Problem description: Return a copy of each line that holds the string "this".

START Data excerpts

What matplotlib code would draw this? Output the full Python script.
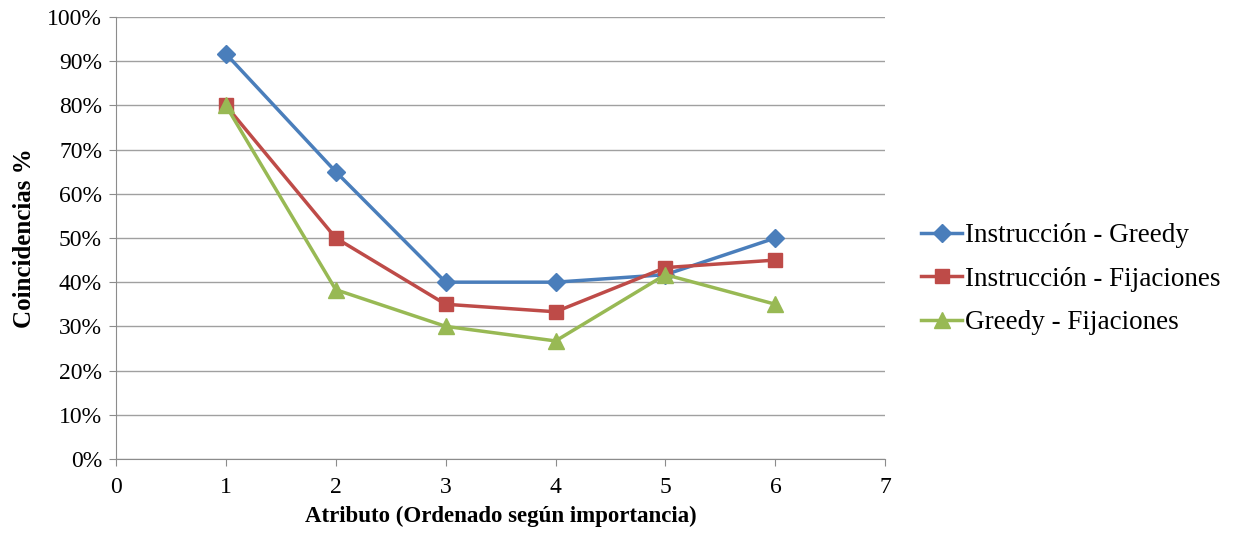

END Data excerpts
START Data excerpts

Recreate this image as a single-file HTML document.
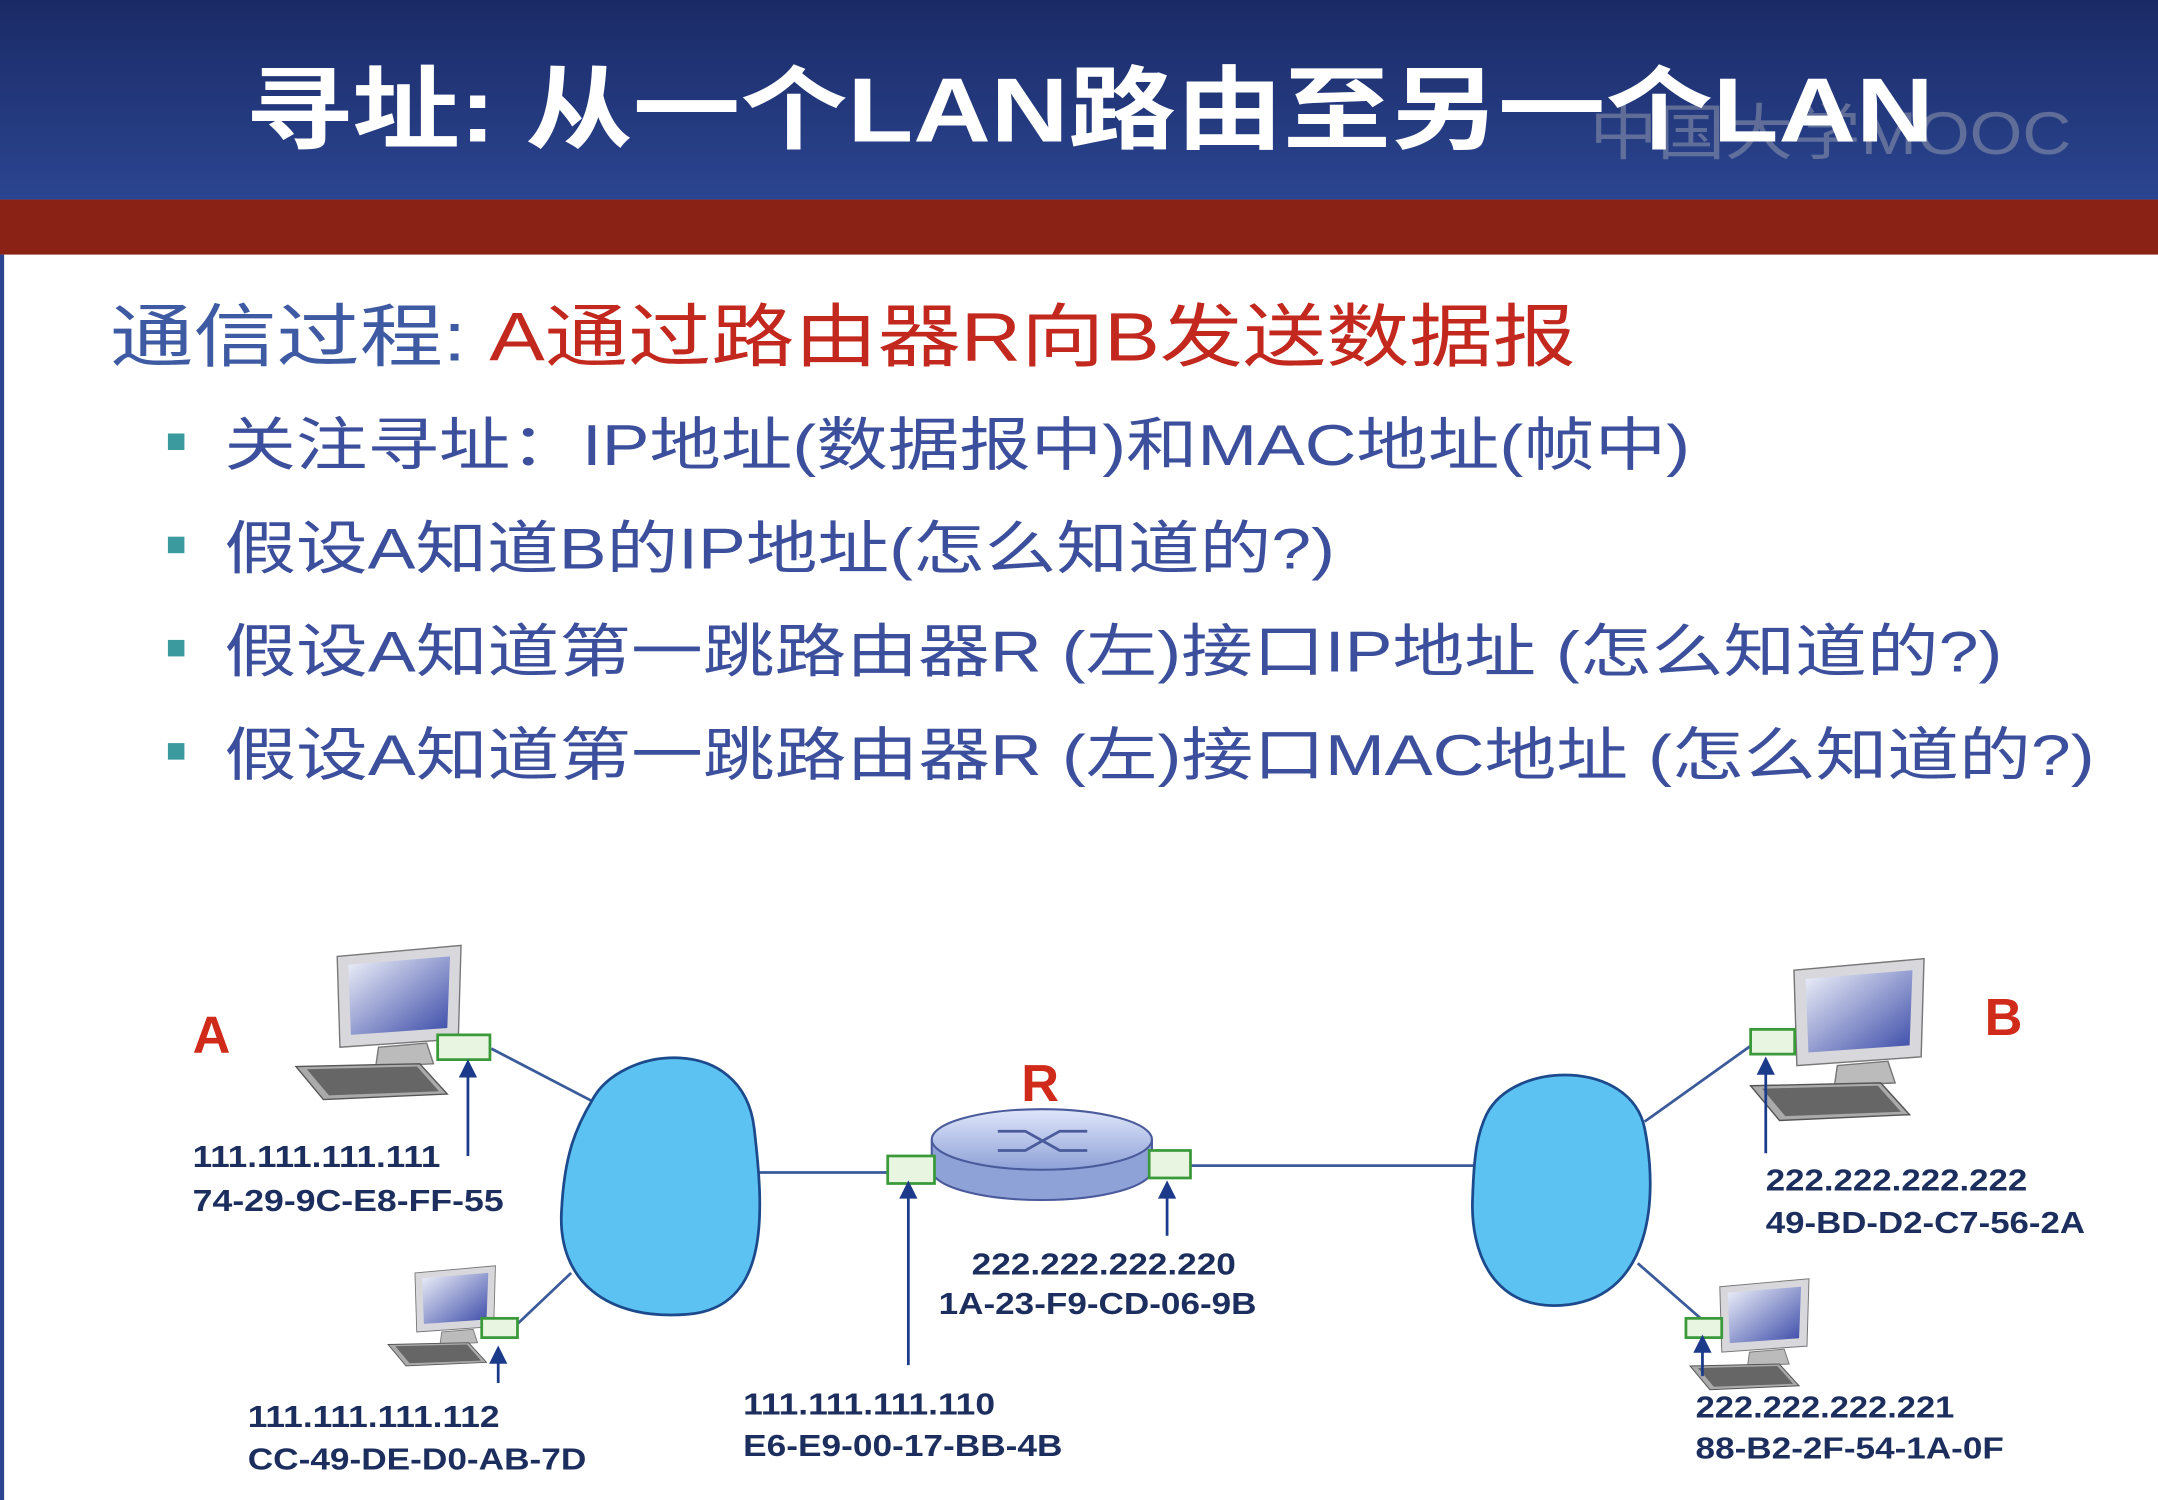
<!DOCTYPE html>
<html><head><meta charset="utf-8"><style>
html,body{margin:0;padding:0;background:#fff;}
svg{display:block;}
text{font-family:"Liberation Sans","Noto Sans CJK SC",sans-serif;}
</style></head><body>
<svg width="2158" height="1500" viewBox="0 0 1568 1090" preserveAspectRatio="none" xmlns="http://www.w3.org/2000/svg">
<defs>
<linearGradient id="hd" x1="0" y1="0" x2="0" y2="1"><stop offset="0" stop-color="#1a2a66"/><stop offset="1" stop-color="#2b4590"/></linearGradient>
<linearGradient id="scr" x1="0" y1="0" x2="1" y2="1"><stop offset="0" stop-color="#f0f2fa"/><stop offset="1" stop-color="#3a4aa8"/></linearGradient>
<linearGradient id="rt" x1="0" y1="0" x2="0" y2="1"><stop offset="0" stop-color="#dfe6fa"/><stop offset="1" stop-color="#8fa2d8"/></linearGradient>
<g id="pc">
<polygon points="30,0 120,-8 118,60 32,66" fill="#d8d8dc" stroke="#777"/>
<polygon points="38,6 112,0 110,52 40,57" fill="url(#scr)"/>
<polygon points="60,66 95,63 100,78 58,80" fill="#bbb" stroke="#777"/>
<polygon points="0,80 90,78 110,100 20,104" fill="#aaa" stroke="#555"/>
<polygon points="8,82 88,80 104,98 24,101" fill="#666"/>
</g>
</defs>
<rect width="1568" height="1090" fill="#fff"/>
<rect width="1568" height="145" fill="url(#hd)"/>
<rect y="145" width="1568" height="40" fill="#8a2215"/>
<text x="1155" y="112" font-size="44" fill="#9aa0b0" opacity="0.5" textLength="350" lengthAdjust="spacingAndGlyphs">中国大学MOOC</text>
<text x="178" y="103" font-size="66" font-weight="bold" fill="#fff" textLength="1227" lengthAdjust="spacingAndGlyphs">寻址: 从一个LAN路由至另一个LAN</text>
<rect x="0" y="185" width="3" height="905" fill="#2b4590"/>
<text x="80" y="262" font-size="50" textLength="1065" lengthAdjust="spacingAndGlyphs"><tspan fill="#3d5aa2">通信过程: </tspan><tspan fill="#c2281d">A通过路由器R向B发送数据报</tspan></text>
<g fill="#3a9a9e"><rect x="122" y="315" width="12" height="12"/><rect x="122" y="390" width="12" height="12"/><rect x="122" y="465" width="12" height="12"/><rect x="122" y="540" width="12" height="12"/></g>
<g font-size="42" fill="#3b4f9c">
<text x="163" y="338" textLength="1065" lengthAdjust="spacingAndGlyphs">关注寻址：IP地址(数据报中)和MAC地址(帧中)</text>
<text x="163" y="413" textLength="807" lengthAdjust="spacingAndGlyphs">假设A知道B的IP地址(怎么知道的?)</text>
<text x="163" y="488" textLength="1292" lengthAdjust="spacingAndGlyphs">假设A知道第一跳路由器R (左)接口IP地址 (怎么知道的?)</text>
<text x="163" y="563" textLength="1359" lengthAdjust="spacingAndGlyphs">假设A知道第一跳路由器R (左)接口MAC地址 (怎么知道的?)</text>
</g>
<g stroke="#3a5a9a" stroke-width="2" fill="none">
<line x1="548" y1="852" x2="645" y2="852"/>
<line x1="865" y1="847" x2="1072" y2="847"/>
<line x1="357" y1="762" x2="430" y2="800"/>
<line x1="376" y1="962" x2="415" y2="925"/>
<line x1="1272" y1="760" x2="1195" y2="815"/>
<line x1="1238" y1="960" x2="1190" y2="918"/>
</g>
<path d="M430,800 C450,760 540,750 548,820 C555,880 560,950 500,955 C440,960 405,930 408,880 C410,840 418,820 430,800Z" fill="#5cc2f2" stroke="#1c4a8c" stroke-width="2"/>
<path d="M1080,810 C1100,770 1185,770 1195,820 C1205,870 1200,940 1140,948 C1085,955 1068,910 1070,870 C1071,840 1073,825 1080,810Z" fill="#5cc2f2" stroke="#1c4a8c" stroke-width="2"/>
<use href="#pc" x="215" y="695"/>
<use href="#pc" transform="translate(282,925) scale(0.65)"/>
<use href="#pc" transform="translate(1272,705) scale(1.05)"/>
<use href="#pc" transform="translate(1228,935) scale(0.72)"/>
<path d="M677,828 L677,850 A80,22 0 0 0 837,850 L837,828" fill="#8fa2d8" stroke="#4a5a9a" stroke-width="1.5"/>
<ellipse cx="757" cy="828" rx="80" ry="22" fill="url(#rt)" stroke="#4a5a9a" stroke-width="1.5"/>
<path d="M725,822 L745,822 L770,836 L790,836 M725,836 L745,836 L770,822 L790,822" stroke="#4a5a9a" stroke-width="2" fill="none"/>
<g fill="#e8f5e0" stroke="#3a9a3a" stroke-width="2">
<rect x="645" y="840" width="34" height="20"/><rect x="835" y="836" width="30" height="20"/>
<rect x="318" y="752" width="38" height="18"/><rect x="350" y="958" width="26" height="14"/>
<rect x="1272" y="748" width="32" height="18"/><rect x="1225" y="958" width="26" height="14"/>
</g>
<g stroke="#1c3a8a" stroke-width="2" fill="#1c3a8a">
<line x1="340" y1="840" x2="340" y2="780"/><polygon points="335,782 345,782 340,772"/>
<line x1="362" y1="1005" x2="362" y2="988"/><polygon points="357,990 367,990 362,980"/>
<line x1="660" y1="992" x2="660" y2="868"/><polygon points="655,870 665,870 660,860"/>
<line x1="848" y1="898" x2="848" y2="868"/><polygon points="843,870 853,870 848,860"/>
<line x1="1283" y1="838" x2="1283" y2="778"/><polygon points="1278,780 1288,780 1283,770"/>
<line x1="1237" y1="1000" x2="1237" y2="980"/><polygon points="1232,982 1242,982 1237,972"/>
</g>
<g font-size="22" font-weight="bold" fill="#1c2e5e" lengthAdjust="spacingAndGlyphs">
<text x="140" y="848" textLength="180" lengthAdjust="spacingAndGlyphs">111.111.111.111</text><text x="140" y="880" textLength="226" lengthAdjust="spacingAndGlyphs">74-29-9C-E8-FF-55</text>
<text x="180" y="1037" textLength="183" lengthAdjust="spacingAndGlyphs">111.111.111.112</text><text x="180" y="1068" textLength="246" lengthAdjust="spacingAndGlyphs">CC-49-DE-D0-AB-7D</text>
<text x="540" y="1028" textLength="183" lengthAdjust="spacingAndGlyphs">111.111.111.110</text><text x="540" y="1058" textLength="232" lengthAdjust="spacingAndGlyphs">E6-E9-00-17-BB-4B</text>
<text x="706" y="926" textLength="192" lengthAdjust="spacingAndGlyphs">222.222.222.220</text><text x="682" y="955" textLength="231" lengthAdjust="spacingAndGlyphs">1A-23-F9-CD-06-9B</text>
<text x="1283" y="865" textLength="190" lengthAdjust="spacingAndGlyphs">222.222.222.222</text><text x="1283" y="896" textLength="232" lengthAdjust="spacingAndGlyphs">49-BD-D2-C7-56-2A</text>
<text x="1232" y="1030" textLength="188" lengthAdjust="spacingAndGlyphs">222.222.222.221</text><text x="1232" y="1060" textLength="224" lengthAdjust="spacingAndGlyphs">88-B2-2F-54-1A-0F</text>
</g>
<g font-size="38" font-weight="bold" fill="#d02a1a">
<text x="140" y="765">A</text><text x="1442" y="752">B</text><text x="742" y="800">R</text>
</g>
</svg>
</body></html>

END Data excerpts

Solution below:
What matplotlib code would draw this? Output the full Python script.
Recreate this image as a single-file HTML document.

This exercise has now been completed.